Reflections on my first full practice exam.

I just finished my first full (4-hour, 3-question) practice exam, and it was intense. I’ve been answering practice questions one at a time and synthesizing themes for a while now, but this was my first time sitting for the full four hours and answering all three questions. I had someone else pick six questions from a list of previous exam questions and copy them into a new document (so I could approach it in the same way as I will on exam day: having no idea what the question options will be until I get them). I have some thoughts:

After I decide which three questions to answer, make full(ish) outlines before answering them. I just scribbled down a few notes on a page and started writing as soon as possible, but I think that did me more harm than good. I ended up pausing to think a lot and working out the argument I wanted to make. If I had spent five more minutes outlining, I might have saved myself up to half an hour of rethinking and organizing my argument.

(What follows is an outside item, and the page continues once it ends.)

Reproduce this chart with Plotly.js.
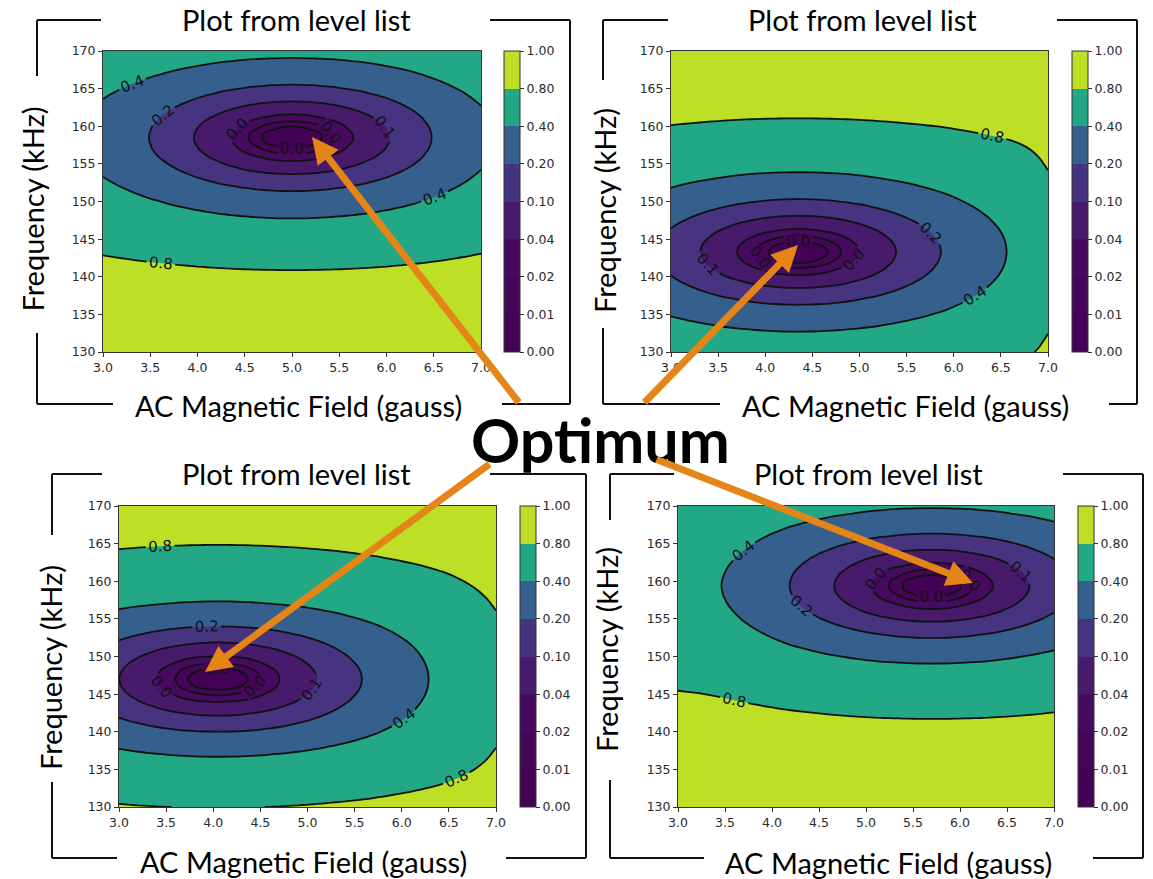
<!DOCTYPE html>
<html>
<head>
<meta charset="utf-8">
<script src="https://cdn.plot.ly/plotly-3.0.1.min.js"></script>
<style>
  html, body { margin: 0; padding: 0; background: #ffffff; }
  #chart { width: 1153px; height: 879px; }
</style>
</head>
<body>
<div id="chart"></div>
<script>
// ---- level list used by every map ----
const levels = [0, 0.01, 0.02, 0.04, 0.1, 0.2, 0.4, 0.8, 1.0];
const levelLabels = ['0.00', '0.01', '0.02', '0.04', '0.10', '0.20', '0.40', '0.80', '1.00'];
const bandColors = ['#440256', '#450559', '#460b5e', '#481a6c', '#463480', '#355f8d', '#22a884', '#bddf26'];

// ---- sampling grid ----
const fieldGauss = [3.0, 3.1, 3.2, 3.3, 3.4, 3.5, 3.6, 3.7, 3.8, 3.9,
                    4.0, 4.1, 4.2, 4.3, 4.4, 4.5, 4.6, 4.7, 4.8, 4.9,
                    5.0, 5.1, 5.2, 5.3, 5.4, 5.5, 5.6, 5.7, 5.8, 5.9,
                    6.0, 6.1, 6.2, 6.3, 6.4, 6.5, 6.6, 6.7, 6.8, 6.9, 7.0];
const freqKHz = [130, 131, 132, 133, 134, 135, 136, 137, 138, 139,
                 140, 141, 142, 143, 144, 145, 146, 147, 148, 149,
                 150, 151, 152, 153, 154, 155, 156, 157, 158, 159,
                 160, 161, 162, 163, 164, 165, 166, 167, 168, 169, 170];

// ---- response profiles: along the field axis (at the optimum frequency)
//      and along the frequency axis (at the optimum field) ----
const panelA_field = [0.323, 0.297, 0.271, 0.246, 0.221, 0.197, 0.174, 0.152, 0.131, 0.112,
                      0.093, 0.076, 0.061, 0.047, 0.035, 0.024, 0.0155, 0.0088, 0.0039, 0.001,
                      0, 0.001, 0.0039, 0.0088, 0.0155, 0.024, 0.035, 0.047, 0.061, 0.076,
                      0.093, 0.113, 0.134, 0.156, 0.181, 0.206, 0.233, 0.261, 0.289, 0.319, 0.349];
const panelA_freq = [0.988, 0.984, 0.979, 0.972, 0.963, 0.952, 0.938, 0.921, 0.897, 0.868,
                     0.834, 0.795, 0.748, 0.696, 0.637, 0.575, 0.510, 0.444, 0.387, 0.330,
                     0.275, 0.221, 0.171, 0.126, 0.086, 0.053, 0.027, 0.010, 0.0011, 0.0011,
                     0.0102, 0.0281, 0.0544, 0.0883, 0.129, 0.175, 0.227, 0.281, 0.338, 0.396, 0.453];

const panelB_field = [0.1631, 0.1415, 0.1211, 0.1021, 0.0844, 0.0681, 0.0535, 0.0404, 0.0291, 0.0196,
                      0.0119, 0.0061, 0.0022, 0.0002, 0.0002, 0.0022, 0.0061, 0.0119, 0.0196, 0.0291,
                      0.0404, 0.0535, 0.0681, 0.0844, 0.1021, 0.1211, 0.1415, 0.1631, 0.1856, 0.2091,
                      0.2355, 0.2630, 0.2913, 0.3204, 0.3501, 0.3803, 0.4137, 0.4563, 0.5109, 0.5784, 0.6569];
const panelB_freq = [0.5541, 0.4988, 0.4417, 0.3839, 0.3262, 0.2699, 0.2160, 0.1657, 0.1203, 0.0809,
                     0.0485, 0.0239, 0.0077, 0.0004, 0.0022, 0.0131, 0.0327, 0.0606, 0.0959, 0.1378,
                     0.1853, 0.2372, 0.2922, 0.3492, 0.4071, 0.4693, 0.5308, 0.5905, 0.6499, 0.7055,
                     0.7541, 0.7978, 0.8363, 0.8658, 0.8912, 0.9126, 0.9305, 0.9453, 0.9575, 0.9672, 0.9750];

const panelC_field = [0.1003, 0.0829, 0.0669, 0.0525, 0.0397, 0.0286, 0.0192, 0.0117, 0.0060, 0.0022,
                      0.0002, 0.0002, 0.0022, 0.0060, 0.0117, 0.0192, 0.0286, 0.0397, 0.0525, 0.0669,
                      0.0829, 0.1003, 0.1191, 0.1391, 0.1603, 0.1825, 0.2057, 0.2297, 0.2566, 0.2843,
                      0.3130, 0.3423, 0.3734, 0.4050, 0.4384, 0.4750, 0.5147, 0.5571, 0.6017, 0.6504, 0.7042];
const panelC_freq = [0.7952, 0.7494, 0.6985, 0.6400, 0.5778, 0.5128, 0.4466, 0.3806, 0.3161, 0.2564,
                     0.2005, 0.1497, 0.1052, 0.0686, 0.0392, 0.0176, 0.0044, 0, 0.0044, 0.0176,
                     0.0392, 0.0686, 0.1052, 0.1497, 0.2005, 0.2564, 0.3161, 0.3806, 0.4443, 0.5055,
                     0.5650, 0.6216, 0.6750, 0.7241, 0.7663, 0.8063, 0.8415, 0.8701, 0.8946, 0.9154, 0.9328];

const panelD_field = [0.477, 0.466, 0.454, 0.437, 0.416, 0.391, 0.364, 0.335, 0.307, 0.278,
                      0.250, 0.223, 0.197, 0.174, 0.152, 0.131, 0.1115, 0.093, 0.0761, 0.0606,
                      0.0467, 0.0346, 0.0241, 0.0155, 0.0088, 0.0039, 0.001, 0, 0.001, 0.0039,
                      0.0088, 0.0155, 0.0241, 0.0346, 0.0467, 0.0606, 0.0761, 0.093, 0.1115, 0.131, 0.152];
const panelD_freq = [0.9900, 0.9864, 0.9817, 0.9756, 0.9678, 0.9581, 0.9459, 0.9310, 0.9113, 0.8876,
                     0.8594, 0.8266, 0.7876, 0.7440, 0.6941, 0.6424, 0.5844, 0.5261, 0.4656, 0.4043,
                     0.3432, 0.2835, 0.2266, 0.1738, 0.1262, 0.0852, 0.0514, 0.0260, 0.0089, 0.0007,
                     0.0016, 0.0116, 0.0304, 0.0575, 0.0927, 0.1351, 0.1837, 0.2374, 0.2966, 0.3569, 0.4184];

// ---- text ----
const panelTitle = 'Plot from level list';
const xTitle = 'AC Magnetic Field (gauss)';
const yTitle = 'Frequency (kHz)';
const calloutText = 'Optimum';

// ---- page geometry (pixels) ----
const W = 1153, H = 879;
const fx = p => p / W;
const fy = p => 1 - p / H;

const panels = [
  { field: panelA_field, freq: panelA_freq,
    plot: [103, 51, 481, 352], cbarX: 504,
    title: [296.5, 19], xLab: [298, 405], yLab: [31.5, 209],
    frame: [[37, 20, 101, 20], [490, 20, 570, 20], [570, 20, 570, 404],
            [37, 404, 113, 404], [502, 404, 570, 404], [37, 20, 37, 76], [37, 333, 37, 404]],
    arrowTip: [312, 137], arrowTail: [520, 404] },
  { field: panelB_field, freq: panelB_freq,
    plot: [671, 51, 1048, 352], cbarX: 1072,
    title: [862.5, 19], xLab: [905, 405], yLab: [605, 211],
    frame: [[603, 20, 668, 20], [1057, 20, 1137, 20], [1137, 20, 1137, 404],
            [603, 404, 720, 404], [1109, 404, 1137, 404], [603, 20, 603, 80], [603, 328, 603, 404]],
    arrowTip: [798, 245], arrowTail: [643, 404] },
  { field: panelC_field, freq: panelC_freq,
    plot: [119, 506, 496, 807], cbarX: 520,
    title: [296.5, 473], xLab: [303, 861], yLab: [50, 668],
    frame: [[52, 474, 102, 474], [490, 474, 586, 474], [586, 474, 586, 858],
            [52, 858, 117, 858], [506, 858, 586, 858], [52, 474, 52, 535], [52, 782, 52, 858]],
    arrowTip: [205, 672], arrowTail: [491, 463] },
  { field: panelD_field, freq: panelD_freq,
    plot: [678, 506, 1054, 807], cbarX: 1078,
    title: [868, 473], xLab: [888, 862], yLab: [606, 650],
    frame: [[610, 474, 674, 474], [1063, 474, 1143, 474], [1143, 474, 1143, 858],
            [610, 858, 704, 858], [1093, 858, 1143, 858], [610, 474, 610, 520], [610, 780, 610, 858]],
    arrowTip: [973, 583], arrowTail: [655, 459] }
];

// combined response surface from the two profiles (rows = frequency, cols = field)
function combine(fieldResp, freqResp) {
  return freqResp.map(fq => fieldResp.map(fl => 1 - (1 - fl) * (1 - fq)));
}

// Smooth monotone (PCHIP) map from a value to its position in the level list,
// so every listed level lands on a whole number (equal bands, as on the colour bar).
const levelSlopes = (() => {
  const n = levels.length, h = [], d = [];
  for (let k = 0; k < n - 1; k++) { h.push(levels[k + 1] - levels[k]); d.push(1 / h[k]); }
  const m = new Array(n);
  m[0] = d[0];
  m[n - 1] = d[n - 2];
  for (let k = 1; k < n - 1; k++) {
    const w1 = 2 * h[k] + h[k - 1], w2 = h[k] + 2 * h[k - 1];
    m[k] = (w1 + w2) / (w1 / d[k - 1] + w2 / d[k]);
  }
  return m;
})();
function toLevelIndex(v) {
  const n = levels.length;
  if (v <= levels[0]) return 0;
  if (v >= levels[n - 1]) return n - 1;
  let k = 0;
  while (v > levels[k + 1]) k++;
  const h = levels[k + 1] - levels[k], t = (v - levels[k]) / h;
  const t2 = t * t, t3 = t2 * t;
  return (2 * t3 - 3 * t2 + 1) * k + (t3 - 2 * t2 + t) * h * levelSlopes[k] +
         (-2 * t3 + 3 * t2) * (k + 1) + (t3 - t2) * h * levelSlopes[k + 1];
}

const bigFont = { family: 'Lato, "Open Sans", sans-serif', size: 29, color: '#000000' };
const tickFont = { family: '"DejaVu Sans", sans-serif', size: 12.5, color: '#2a2a2a' };
const lineColor = '#111111';
const arrowColor = '#e58417';

const traces = [];
const layout = {
  width: W, height: H, autosize: false,
  margin: { l: 0, r: 0, t: 0, b: 0, pad: 0 },
  paper_bgcolor: '#ffffff', plot_bgcolor: '#ffffff',
  showlegend: false,
  font: { family: '"DejaVu Sans", sans-serif', color: '#222222' },
  shapes: [], annotations: []
};

const nBands = bandColors.length;
const bandScale = bandColors.map((c, k) => [k / (nBands - 1), c]);
const innerLevels = { start: 1, end: levels.length - 2, size: 1 };

panels.forEach((p, i) => {
  const s = i === 0 ? '' : String(i + 1);
  const xa = 'x' + s, ya = 'y' + s;
  const [l, t, r, b] = p.plot;
  const zIdx = combine(p.field, p.freq).map(row => row.map(toLevelIndex));

  // filled bands + colour bar
  traces.push({
    type: 'contour', x: fieldGauss, y: freqKHz, z: zIdx, xaxis: xa, yaxis: ya,
    autocontour: false,
    contours: Object.assign({ coloring: 'fill', showlines: false }, innerLevels),
    zmin: 0, zmax: levels.length - 1,
    colorscale: bandScale,
    line: { width: 0, smoothing: 1.3 },
    hoverinfo: 'skip',
    showscale: true,
    colorbar: {
      x: fx(p.cbarX), xanchor: 'left', xpad: 0,
      y: fy((t + b) / 2), yanchor: 'middle', ypad: 0,
      len: b - t, lenmode: 'pixels',
      thickness: 16, thicknessmode: 'pixels',
      outlinewidth: 1, outlinecolor: '#333333',
      tickmode: 'array',
      tickvals: levels.map((v, k) => k),
      ticktext: levelLabels,
      ticks: 'outside', ticklen: 4, tickwidth: 1, tickcolor: '#333333',
      tickfont: tickFont,
      title: { text: '' }
    }
  });

  // labelled contour lines at every inner level
  traces.push({
    type: 'contour', x: fieldGauss, y: freqKHz, z: zIdx, xaxis: xa, yaxis: ya,
    autocontour: false,
    contours: Object.assign({
      coloring: 'none', showlines: true,
      showlabels: true, labelformat: '.1f',
      labelfont: { family: '"DejaVu Sans", sans-serif', size: 15, color: '#111111' }
    }, innerLevels),
    line: { color: '#111111', width: 1.8, smoothing: 1.3 },
    showscale: false, hoverinfo: 'skip'
  });

  const axisCommon = {
    ticks: 'outside', ticklen: 4, tickwidth: 1, tickcolor: '#333333',
    showline: true, linecolor: '#333333', linewidth: 1, mirror: true,
    showgrid: false, zeroline: false, tickfont: tickFont, fixedrange: true
  };
  layout['xaxis' + s] = Object.assign({
    domain: [fx(l), fx(r)], range: [3, 7], anchor: ya,
    tick0: 3, dtick: 0.5, tickformat: '.1f'
  }, axisCommon);
  layout['yaxis' + s] = Object.assign({
    domain: [fy(b), fy(t)], range: [130, 170], anchor: xa,
    tick0: 130, dtick: 5
  }, axisCommon);

  // bracket frame around each panel
  p.frame.forEach(seg => {
    layout.shapes.push({
      type: 'line', xref: 'paper', yref: 'paper',
      x0: fx(seg[0]), y0: fy(seg[1]), x1: fx(seg[2]), y1: fy(seg[3]),
      line: { color: lineColor, width: 2 }
    });
  });

  // panel texts
  layout.annotations.push(
    { text: panelTitle, xref: 'paper', yref: 'paper', x: fx(p.title[0]), y: fy(p.title[1]),
      xanchor: 'center', yanchor: 'middle', showarrow: false, font: bigFont },
    { text: xTitle, xref: 'paper', yref: 'paper', x: fx(p.xLab[0]), y: fy(p.xLab[1]),
      xanchor: 'center', yanchor: 'middle', showarrow: false, font: bigFont },
    { text: yTitle, xref: 'paper', yref: 'paper', x: fx(p.yLab[0]), y: fy(p.yLab[1]),
      xanchor: 'center', yanchor: 'middle', showarrow: false, textangle: -90, font: bigFont }
  );
});

// central callout and its arrows
layout.annotations.push({
  text: '<b>' + calloutText + '</b>', xref: 'paper', yref: 'paper',
  x: fx(600), y: fy(439), xanchor: 'center', yanchor: 'middle', showarrow: false,
  font: { family: 'Lato, "Open Sans", sans-serif', size: 61, color: '#000000' }
});
panels.forEach(p => {
  layout.annotations.push({
    text: '', xref: 'paper', yref: 'paper',
    x: fx(p.arrowTip[0]), y: fy(p.arrowTip[1]),
    ax: p.arrowTail[0] - p.arrowTip[0], ay: p.arrowTail[1] - p.arrowTip[1],
    axref: 'pixel', ayref: 'pixel',
    showarrow: true, arrowhead: 2, arrowsize: 0.75, arrowwidth: 7,
    arrowcolor: arrowColor, standoff: 0, startstandoff: 0
  });
});

// contour labels carry the level value (one decimal) rather than the band position
function labelWithLevelValues(gd) {
  gd.querySelectorAll('.contourlabels text').forEach(el => {
    const k = Math.round(parseFloat(el.textContent));
    if (k >= 0 && k < levels.length) el.textContent = levels[k].toFixed(1);
  });
}

const gd = document.getElementById('chart');
Plotly.newPlot(gd, traces, layout, { displayModeBar: false, staticPlot: true })
  .then(() => labelWithLevelValues(gd));
</script>
</body>
</html>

I need to be sure to answer the question. My first answer strays from the parameters of the question (though, in my defense, it’s a terrible question that is way too big to adequately answer in the time frame of the exam). In fact, I’m not even sure it answers the question adequately. I feel pretty confident about the second and third answers. The second one dealt with one of my research interests (genre), and the third one was all about my research and teaching interests (identity and social media). The first should have been easy since I’m also interested in digital technologies and writing, but I think I was thrown by the “briefly compare oral and written styles.” In what way? I outlined how Ong compares them, but it struck me in the final moments of the exam that perhaps it meant that I should compare Plato, Aristotle, and Cicero to Richards, Weaver, and Burke, or something like that; that I should compare the rhetoric of orality to the rhetoric of literacy. Hopefully there’s a coherent answer somewhere in the 6-page jumble of ideas I presented in response to that question. I’ll read it over again with fresh eyes tomorrow and see how I feel about it.

The first question makes me feel uneasy, but I have solid answers for the second and third. I’m cautiously optimistic that my actual exam will go smoothly next Monday.